» **Goal of the exercise**: Pictures stay out. Extract the lines below from the first one through the line with "import seaborn as sns", both included.
>> begin Data extract
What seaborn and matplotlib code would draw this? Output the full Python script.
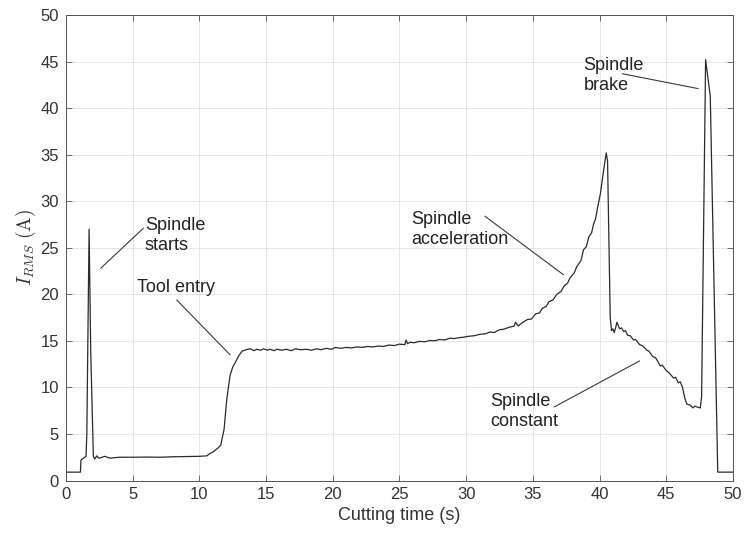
import numpy as np
import pandas as pd
import matplotlib
matplotlib.use("Agg")
import matplotlib.pyplot as plt
import seaborn as sns

# RMS spindle current
time_s = [0.0, 1.0, 1.08, 1.12, 1.3, 1.5, 1.56, 1.73, 1.85, 2.05, 2.15, 2.3, 2.45,
          2.6, 2.9, 3.3, 3.6, 4.0, 5.0, 6.0, 7.0, 8.0, 9.0, 10.0, 10.55, 10.8,
          11.05, 11.4, 11.6, 11.7, 11.85, 12.05, 12.3, 12.5, 12.7, 12.95, 13.2,
          13.5, 13.8, 14.1, 14.3, 14.6, 14.8, 15.1, 15.3, 15.6, 15.8, 16.2, 16.5,
          16.9, 17.2, 17.6, 18.0, 18.4, 18.8, 19.1, 19.5, 19.9, 20.2, 20.6, 21.0,
          21.4, 21.8, 22.2, 22.6, 23.0, 23.4, 23.8, 24.2, 24.6, 25.0, 25.4, 25.5,
          25.6, 25.8, 26.1, 26.5, 26.9, 27.3, 27.6, 28.0, 28.4, 28.8, 29.1, 29.5,
          29.8, 30.2, 30.6, 31.0, 31.4, 31.8, 32.1, 32.5, 32.8, 33.2, 33.6, 33.7,
          33.9, 34.2, 34.6, 34.9, 35.2, 35.5, 35.7, 36.0, 36.2, 36.5, 36.8, 37.1,
          37.35, 37.6, 37.8, 38.1, 38.3, 38.6, 38.8, 39.0, 39.2, 39.4, 39.56, 39.7,
          39.85, 40.06, 40.3, 40.5, 40.6, 40.7, 40.8, 40.9, 41.0, 41.1, 41.2, 41.3,
          41.5, 41.65, 41.8, 41.95, 42.1, 42.3, 42.55, 42.7, 43.0, 43.2, 43.55,
          43.7, 44.0, 44.2, 44.56, 44.7, 45.0, 45.2, 45.55, 45.7, 45.9, 46.05,
          46.2, 46.4, 46.55, 46.8, 47.0, 47.15, 47.3, 47.55, 47.65, 47.95, 48.3,
          48.55, 48.86, 50.0]
irms_a = [0.9, 0.9, 0.9, 2.2, 2.4, 2.6, 5.0, 27.0, 14.0, 2.6, 2.3, 2.65, 2.4,
          2.45, 2.6, 2.4, 2.45, 2.5, 2.5, 2.52, 2.5, 2.55, 2.58, 2.6, 2.65, 2.9,
          3.1, 3.5, 3.8, 4.5, 5.5, 8.7, 11.3, 12.2, 12.7, 13.4, 13.9,
          14.05, 14.15, 13.95, 14.1, 14.0, 14.15, 14.0, 14.1, 13.95, 14.1, 14.0, 14.1,
          13.95, 14.15, 14.05, 14.1, 14.0, 14.15, 14.05, 14.2, 14.1, 14.3, 14.2, 14.3,
          14.25, 14.35, 14.3, 14.4, 14.35, 14.45, 14.4, 14.55, 14.5, 14.65, 14.6, 15.1,
          14.7, 14.85, 14.8, 14.95, 14.9, 15.05, 15.0, 15.15, 15.1, 15.3, 15.25, 15.35,
          15.4, 15.5, 15.55, 15.7, 15.75, 15.95, 15.9, 16.2, 16.25, 16.45, 16.6, 17.0,
          16.6, 16.95, 17.3, 17.35, 17.9, 18.0, 18.5, 18.7, 19.2, 19.4, 20.0, 20.3,
          20.9, 21.2, 21.8, 22.3, 23.0, 23.6, 24.8, 25.1, 26.2, 26.6, 27.6, 28.1,
          29.3, 30.8, 33.3, 35.2, 34.3, 26.0, 17.5, 16.1, 16.3, 15.9, 16.4, 17.0,
          16.3, 16.4, 16.0, 16.1, 15.6, 15.55, 15.1, 15.15, 14.6, 14.5, 14.0,
          13.9, 13.3, 13.2, 12.3, 12.4, 11.8, 11.6, 11.0, 11.1, 10.5, 10.6,
          10.1, 8.8, 8.2, 8.1, 7.8, 8.0, 7.9, 7.8, 9.0, 45.2, 41.3,
          23.0, 0.9, 0.9]

ticks = list(range(0, 55, 5))

# label text, text anchor (x, y), leader line start and end
notes = [
    ("Spindle\nstarts", (5.9, 26.3), (5.8, 27.1), (2.6, 22.8)),
    ("Tool entry", (5.3, 20.7), (8.3, 19.4), (12.3, 13.5)),
    ("Spindle\nacceleration", (25.9, 27.0), (31.4, 28.4), (37.3, 22.1)),
    ("Spindle\nconstant", (31.8, 7.4), (36.6, 7.9), (43.0, 12.85)),
    ("Spindle\nbrake", (38.8, 43.5), (41.7, 43.7), (47.4, 42.1)),
]

df = pd.DataFrame({"t": time_s, "i": irms_a})

sns.set_theme(style="whitegrid")
plt.rcParams["font.family"] = ["Liberation Sans", "DejaVu Sans"]
plt.rcParams["mathtext.fontset"] = "cm"

fig = plt.figure(figsize=(7.46, 5.39), dpi=100)
ax = fig.add_axes([0.0885, 0.1085, 0.894, 0.8635])

sns.lineplot(data=df, x="t", y="i", estimator=None, sort=False,
             color="#2b2b2b", linewidth=0.9, ax=ax)

for label, txt, p0, p1 in notes:
    ax.plot([p0[0], p1[0]], [p0[1], p1[1]], color="#3a3a3a", linewidth=0.8)
    ax.text(txt[0], txt[1], label, ha="left", va="center", fontsize=13,
            color="#222222", linespacing=1.25)

ax.set_xlim(0, 50)
ax.set_ylim(0, 50)
ax.set_xticks(ticks)
ax.set_yticks(ticks)
ax.grid(True, color="#e6e6e6", linewidth=0.7)
ax.set_facecolor("white")
for s in ax.spines.values():
    s.set_color("#555555")
    s.set_linewidth(0.7)
ax.tick_params(direction="in", length=4, width=0.6, color="#555555",
               labelsize=12, labelcolor="#333333", top=True, right=True,
               bottom=True, left=True, pad=5)
ax.set_xlabel("Cutting time (s)", fontsize=13, color="#333333", labelpad=3)
ax.set_ylabel(r"$I_{RMS}\ (\mathrm{A})$", fontsize=14, color="#333333", labelpad=2)

fig.savefig("out.png", dpi=100)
>> end Data extract
» **Task solution**:
What seaborn and matplotlib code would draw this? Output the full Python script.
import numpy as np
import pandas as pd
import matplotlib
matplotlib.use("Agg")
import matplotlib.pyplot as plt
import seaborn as sns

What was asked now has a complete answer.